好きだから、干渉したい。それって本当の愛情?
友達や恋人、家族。
自分にとって大切な人ほど、密な関係性を築きたいと思うのはごく自然な感情です。それに互いの境界線がなくなるほどに混じり合い、干渉しあえることを良しとする間柄って、それだけでなんだか特別なものに感じますよね。
しかし、本当に良い関係というのはベタベタにくっつくような距離感ではなく、半径1.5mくらいの隙間があるような関係なのかもしれません。相手を信頼するというのは、そうした心のソーシャルディスタンスを適切にはかり合うことではないでしょうか。今回は、好きな相手だからこそ大切にしたい信頼関係の築き方についてご紹介いたします。
信頼とは、相手の「人間性」と「自由意志」を認めること
信頼とは読んで字のごとく「信じて頼ること」ですが、それだけではありません。とくに人間関係においての信頼というのは、相手の人間性を認めることであり、相手の自由な選択と生き方を認めることです。
両親が子どもの進学や進路を心配するあまり色々と口を出したり、行動を制限するのは「信頼」ではなく「束縛」です。恋人が自分の知らないところで何をしているのか心配になって、電話をしたり追求したりするのも信頼ではなく、束縛。
私たちは相手を愛するあまり、自分の元を離れて欲しくなくて心配という名の過剰な愛情で相手を縛ろうとしてしまうことがあります。しかし、信頼はその反対で「アナタならきっと大丈夫」と相手の人間性を認め、相手の人生の選択を適度な距離から見守ることです。これは束縛するよりももっと難しく、深い愛情がないとなかなか出来ることではありません。
無条件に人を信頼するには、自己肯定感が必須
人を信頼することの何が難しいかというと、それは裏切られる可能性があるという点ではないでしょうか。というのも、自分が信じた相手が必ずしも自分にとって都合の良い選択をするとは限らないからです。
先の例で言えば、親が子どもを信頼して進路を任せたものの、親の思う通りの進路を選んでくれなかった場合。それは親にとってある種、「裏切られた」と感じるような結果になり得るでしょう。恋人を信じて自由を与えて結果、浮気をしてしまった場合も同じです。信じた分、裏切られたダメージは相当大きくなるので、人を信頼するというのは決して簡単ではありません。
手放しで相手を信頼することができる唯一の方法は、高い自己肯定感を持つことです。自己肯定感とは自分の良い部分も悪い部分も、そのまま認め愛することのできる力です。
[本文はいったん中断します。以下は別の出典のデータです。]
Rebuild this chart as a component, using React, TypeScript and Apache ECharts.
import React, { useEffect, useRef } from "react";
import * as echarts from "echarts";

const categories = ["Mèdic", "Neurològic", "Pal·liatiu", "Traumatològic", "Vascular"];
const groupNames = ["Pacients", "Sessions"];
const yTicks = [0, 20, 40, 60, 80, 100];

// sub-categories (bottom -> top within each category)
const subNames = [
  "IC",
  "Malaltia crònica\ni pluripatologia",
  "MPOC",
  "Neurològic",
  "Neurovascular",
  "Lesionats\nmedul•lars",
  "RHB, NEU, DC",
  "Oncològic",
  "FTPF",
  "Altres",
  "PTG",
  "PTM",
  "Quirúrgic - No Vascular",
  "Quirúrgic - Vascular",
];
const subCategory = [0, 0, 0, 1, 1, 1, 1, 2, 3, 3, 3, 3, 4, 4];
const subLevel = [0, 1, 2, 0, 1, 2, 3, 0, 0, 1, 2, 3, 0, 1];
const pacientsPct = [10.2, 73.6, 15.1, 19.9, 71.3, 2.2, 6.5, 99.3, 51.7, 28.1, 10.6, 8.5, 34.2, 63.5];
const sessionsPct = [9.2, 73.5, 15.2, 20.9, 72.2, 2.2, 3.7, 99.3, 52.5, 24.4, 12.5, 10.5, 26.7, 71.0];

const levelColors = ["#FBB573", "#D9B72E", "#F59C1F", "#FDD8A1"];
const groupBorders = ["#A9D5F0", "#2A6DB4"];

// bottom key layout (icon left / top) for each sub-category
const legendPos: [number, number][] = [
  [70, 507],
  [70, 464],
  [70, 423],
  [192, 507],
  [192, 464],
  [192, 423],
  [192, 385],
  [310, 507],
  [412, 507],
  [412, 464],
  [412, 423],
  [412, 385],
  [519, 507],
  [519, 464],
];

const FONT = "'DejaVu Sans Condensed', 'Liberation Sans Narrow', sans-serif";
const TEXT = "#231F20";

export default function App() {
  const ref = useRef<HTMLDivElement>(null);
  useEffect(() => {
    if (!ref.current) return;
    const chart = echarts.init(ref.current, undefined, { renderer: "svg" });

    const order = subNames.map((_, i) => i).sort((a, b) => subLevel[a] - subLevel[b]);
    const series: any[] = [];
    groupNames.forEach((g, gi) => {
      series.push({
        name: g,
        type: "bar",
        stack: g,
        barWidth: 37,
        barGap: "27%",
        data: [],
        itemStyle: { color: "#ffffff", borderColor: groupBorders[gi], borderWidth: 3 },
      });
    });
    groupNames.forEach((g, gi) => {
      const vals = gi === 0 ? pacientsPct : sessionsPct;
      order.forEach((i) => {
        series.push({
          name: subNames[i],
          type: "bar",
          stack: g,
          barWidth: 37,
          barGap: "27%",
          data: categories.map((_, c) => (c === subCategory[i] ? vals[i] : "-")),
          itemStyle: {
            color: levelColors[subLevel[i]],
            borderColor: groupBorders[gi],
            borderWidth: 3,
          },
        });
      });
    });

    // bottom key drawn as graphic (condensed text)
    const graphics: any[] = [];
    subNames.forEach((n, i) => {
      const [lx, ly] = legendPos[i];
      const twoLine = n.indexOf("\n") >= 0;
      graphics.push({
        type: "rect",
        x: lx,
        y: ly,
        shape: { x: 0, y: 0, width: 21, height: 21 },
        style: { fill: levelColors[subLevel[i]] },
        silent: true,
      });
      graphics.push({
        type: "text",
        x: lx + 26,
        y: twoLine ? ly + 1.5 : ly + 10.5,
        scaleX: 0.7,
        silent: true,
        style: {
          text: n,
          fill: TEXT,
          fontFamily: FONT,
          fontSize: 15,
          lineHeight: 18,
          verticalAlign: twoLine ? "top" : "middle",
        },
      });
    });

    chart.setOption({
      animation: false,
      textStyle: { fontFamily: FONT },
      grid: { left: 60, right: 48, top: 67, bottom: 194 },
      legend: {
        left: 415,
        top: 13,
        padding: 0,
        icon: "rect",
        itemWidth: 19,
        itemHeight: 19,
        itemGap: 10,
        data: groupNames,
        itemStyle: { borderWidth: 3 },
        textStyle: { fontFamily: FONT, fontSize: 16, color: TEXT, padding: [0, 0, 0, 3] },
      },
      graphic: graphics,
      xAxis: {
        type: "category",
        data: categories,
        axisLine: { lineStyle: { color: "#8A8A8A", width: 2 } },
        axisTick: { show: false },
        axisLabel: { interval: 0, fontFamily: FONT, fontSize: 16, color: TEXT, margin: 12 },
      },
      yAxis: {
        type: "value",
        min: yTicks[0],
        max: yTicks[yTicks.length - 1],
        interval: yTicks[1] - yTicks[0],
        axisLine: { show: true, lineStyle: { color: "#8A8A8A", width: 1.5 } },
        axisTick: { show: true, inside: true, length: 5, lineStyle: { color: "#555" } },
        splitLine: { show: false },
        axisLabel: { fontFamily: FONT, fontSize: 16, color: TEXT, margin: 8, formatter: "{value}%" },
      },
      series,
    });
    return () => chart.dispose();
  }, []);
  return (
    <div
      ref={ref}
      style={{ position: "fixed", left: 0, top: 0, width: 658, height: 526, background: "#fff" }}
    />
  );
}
この自己肯定感があれば、相手を信頼する時も「私が信頼できると思えるのだから、この人は絶対に大丈夫!」と根拠はないものの確かな充足感で相手を信じられるようになります。
誰も彼もを信用し、信頼する必要はない
良好な人間関係を築くには、相手の人間性を信じ、相手の自由な意志を尊重することにあります。これができる人は、間違いなく信頼した相手からも強い愛情と信頼を勝ち得ます。
だって想像もしてみてください。
あなたが選んだ人生の全てを肯定し、屈託のない気持ちであなたの全てを認め受け入れてくれるような相手をどうして裏切ることができるでしょうか。そんな深い愛情を向けてくれた相手を大事にしたいと思わずにはいられませんよね。相手からのそのような愛情が欲しければ、まずご自身が相手に深い愛情を信頼という形で表現しましょう。
もちろん、誰も彼もを信頼する必要はありません。信頼するというのは、あなたの大事な心を相手に渡すのですから、あなたが本当に深く大切にしたいと思う人に対してのみで良いのです。出会う全ての人を信頼できるのは、素晴らしいことかもしれません。
しかし、そんなマザーテレサのような行ないは一挙手一投足できるような芸当ではないのです。まずはご自身の自分を信頼する力を養い、信頼に値する人を一人ひとり大切にし、少しずつ信頼できる人を増やしていくことから始めてみましょう。ぜひ、参考になさってみてくださいね。